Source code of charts
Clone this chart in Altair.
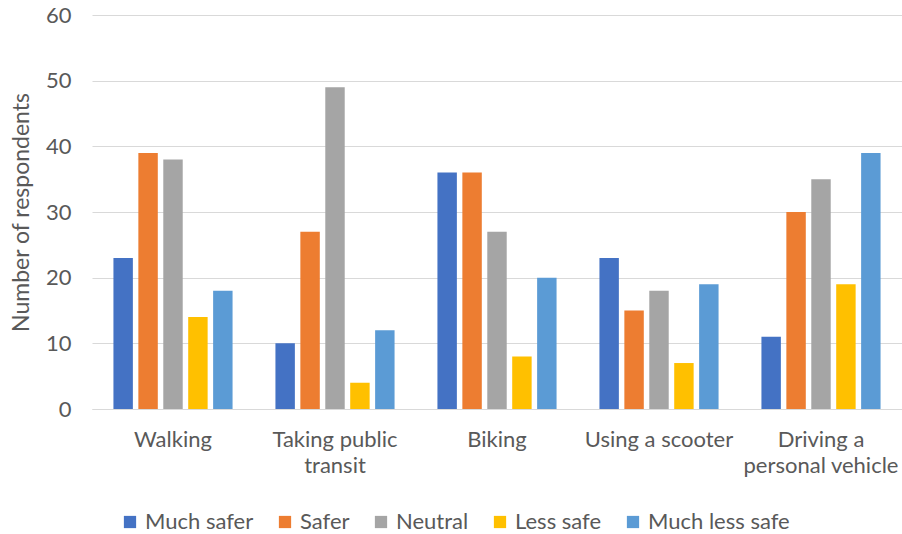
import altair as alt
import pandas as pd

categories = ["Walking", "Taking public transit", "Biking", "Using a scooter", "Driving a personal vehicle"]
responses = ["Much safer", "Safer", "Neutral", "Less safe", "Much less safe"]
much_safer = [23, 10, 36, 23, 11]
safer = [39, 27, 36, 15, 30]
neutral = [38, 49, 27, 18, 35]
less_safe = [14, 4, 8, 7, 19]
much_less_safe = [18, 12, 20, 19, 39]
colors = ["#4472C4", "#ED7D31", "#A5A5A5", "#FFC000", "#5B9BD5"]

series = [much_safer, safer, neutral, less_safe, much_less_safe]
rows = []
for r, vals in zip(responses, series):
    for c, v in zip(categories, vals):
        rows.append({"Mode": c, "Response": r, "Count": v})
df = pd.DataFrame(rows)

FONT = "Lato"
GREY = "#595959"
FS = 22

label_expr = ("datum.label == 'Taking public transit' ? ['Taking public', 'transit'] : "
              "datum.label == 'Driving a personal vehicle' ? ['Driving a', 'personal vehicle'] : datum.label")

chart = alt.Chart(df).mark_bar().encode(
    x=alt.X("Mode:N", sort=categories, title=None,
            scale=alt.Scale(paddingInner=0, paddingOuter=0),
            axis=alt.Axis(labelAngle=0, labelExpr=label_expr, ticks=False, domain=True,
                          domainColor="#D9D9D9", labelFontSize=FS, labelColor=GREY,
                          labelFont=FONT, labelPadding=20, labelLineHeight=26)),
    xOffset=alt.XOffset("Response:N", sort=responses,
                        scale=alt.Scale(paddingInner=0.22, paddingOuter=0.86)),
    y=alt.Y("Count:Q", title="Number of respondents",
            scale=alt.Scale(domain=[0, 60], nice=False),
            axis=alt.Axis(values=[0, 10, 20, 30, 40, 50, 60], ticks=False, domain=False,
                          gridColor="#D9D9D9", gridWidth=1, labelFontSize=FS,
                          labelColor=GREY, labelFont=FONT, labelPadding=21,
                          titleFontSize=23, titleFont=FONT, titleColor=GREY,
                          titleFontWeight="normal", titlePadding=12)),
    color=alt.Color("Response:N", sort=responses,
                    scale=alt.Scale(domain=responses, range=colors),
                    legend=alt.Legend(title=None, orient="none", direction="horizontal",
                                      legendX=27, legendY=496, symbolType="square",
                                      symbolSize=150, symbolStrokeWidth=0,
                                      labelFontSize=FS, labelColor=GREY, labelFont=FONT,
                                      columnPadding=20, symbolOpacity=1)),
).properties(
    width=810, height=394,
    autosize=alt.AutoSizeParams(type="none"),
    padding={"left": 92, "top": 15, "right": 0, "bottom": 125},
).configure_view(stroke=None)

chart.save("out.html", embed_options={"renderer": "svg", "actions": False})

* * *

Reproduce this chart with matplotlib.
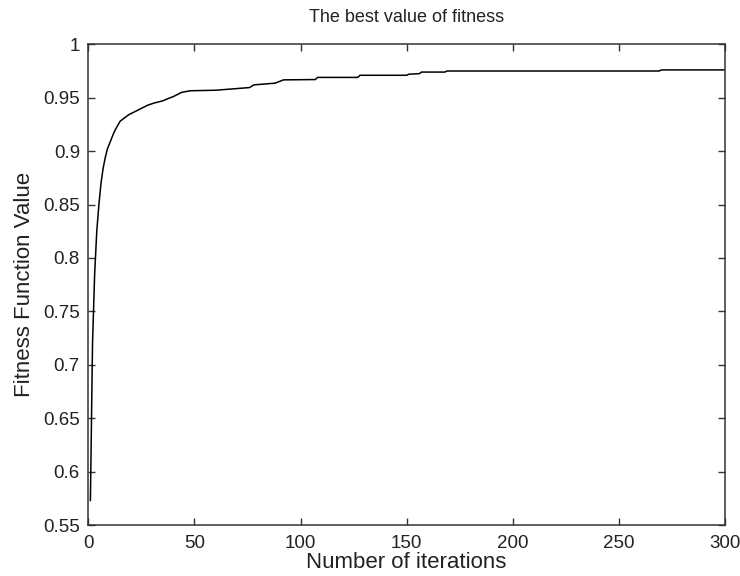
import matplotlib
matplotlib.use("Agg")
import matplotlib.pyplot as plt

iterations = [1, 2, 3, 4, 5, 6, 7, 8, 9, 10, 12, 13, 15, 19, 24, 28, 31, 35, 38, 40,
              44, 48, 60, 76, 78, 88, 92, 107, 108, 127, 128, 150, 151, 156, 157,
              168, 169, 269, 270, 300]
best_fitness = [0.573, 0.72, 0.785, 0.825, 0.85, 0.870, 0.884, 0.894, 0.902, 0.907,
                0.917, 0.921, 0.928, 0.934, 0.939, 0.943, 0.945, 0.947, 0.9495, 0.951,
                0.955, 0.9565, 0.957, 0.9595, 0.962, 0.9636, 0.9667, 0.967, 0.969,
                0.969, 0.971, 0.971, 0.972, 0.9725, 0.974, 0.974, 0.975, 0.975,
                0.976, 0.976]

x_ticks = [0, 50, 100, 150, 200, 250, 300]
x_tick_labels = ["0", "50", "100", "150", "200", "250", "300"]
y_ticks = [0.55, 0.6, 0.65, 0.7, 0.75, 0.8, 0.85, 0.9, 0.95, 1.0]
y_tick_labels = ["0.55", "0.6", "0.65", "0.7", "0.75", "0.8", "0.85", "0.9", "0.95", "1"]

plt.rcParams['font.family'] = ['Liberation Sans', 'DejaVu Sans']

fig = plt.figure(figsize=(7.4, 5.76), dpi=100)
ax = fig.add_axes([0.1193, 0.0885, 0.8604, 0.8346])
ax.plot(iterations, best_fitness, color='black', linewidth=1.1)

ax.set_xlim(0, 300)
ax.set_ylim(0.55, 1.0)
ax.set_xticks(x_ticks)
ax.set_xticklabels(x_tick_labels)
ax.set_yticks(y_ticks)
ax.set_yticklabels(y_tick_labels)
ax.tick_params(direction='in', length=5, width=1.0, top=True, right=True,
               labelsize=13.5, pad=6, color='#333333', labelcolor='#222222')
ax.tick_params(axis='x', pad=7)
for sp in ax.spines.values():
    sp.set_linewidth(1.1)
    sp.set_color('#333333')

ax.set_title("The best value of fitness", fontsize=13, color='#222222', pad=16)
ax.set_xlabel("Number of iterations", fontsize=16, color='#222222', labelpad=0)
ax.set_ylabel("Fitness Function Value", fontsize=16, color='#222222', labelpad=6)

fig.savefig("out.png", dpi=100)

Set problem: The material above holds pictures; leave them out. Repeat exactly the lines from the one containing "Clone this chart in Altair." through the one containing "a personal vehicle'", and nothing else.

Solution to this task:
Clone this chart in Altair.
import altair as alt
import pandas as pd

categories = ["Walking", "Taking public transit", "Biking", "Using a scooter", "Driving a personal vehicle"]
responses = ["Much safer", "Safer", "Neutral", "Less safe", "Much less safe"]
much_safer = [23, 10, 36, 23, 11]
safer = [39, 27, 36, 15, 30]
neutral = [38, 49, 27, 18, 35]
less_safe = [14, 4, 8, 7, 19]
much_less_safe = [18, 12, 20, 19, 39]
colors = ["#4472C4", "#ED7D31", "#A5A5A5", "#FFC000", "#5B9BD5"]

series = [much_safer, safer, neutral, less_safe, much_less_safe]
rows = []
for r, vals in zip(responses, series):
    for c, v in zip(categories, vals):
        rows.append({"Mode": c, "Response": r, "Count": v})
df = pd.DataFrame(rows)

FONT = "Lato"
GREY = "#595959"
FS = 22

label_expr = ("datum.label == 'Taking public transit' ? ['Taking public', 'transit'] : "
              "datum.label == 'Driving a personal vehicle' ? ['Driving a', 'personal vehicle'] : datum.label")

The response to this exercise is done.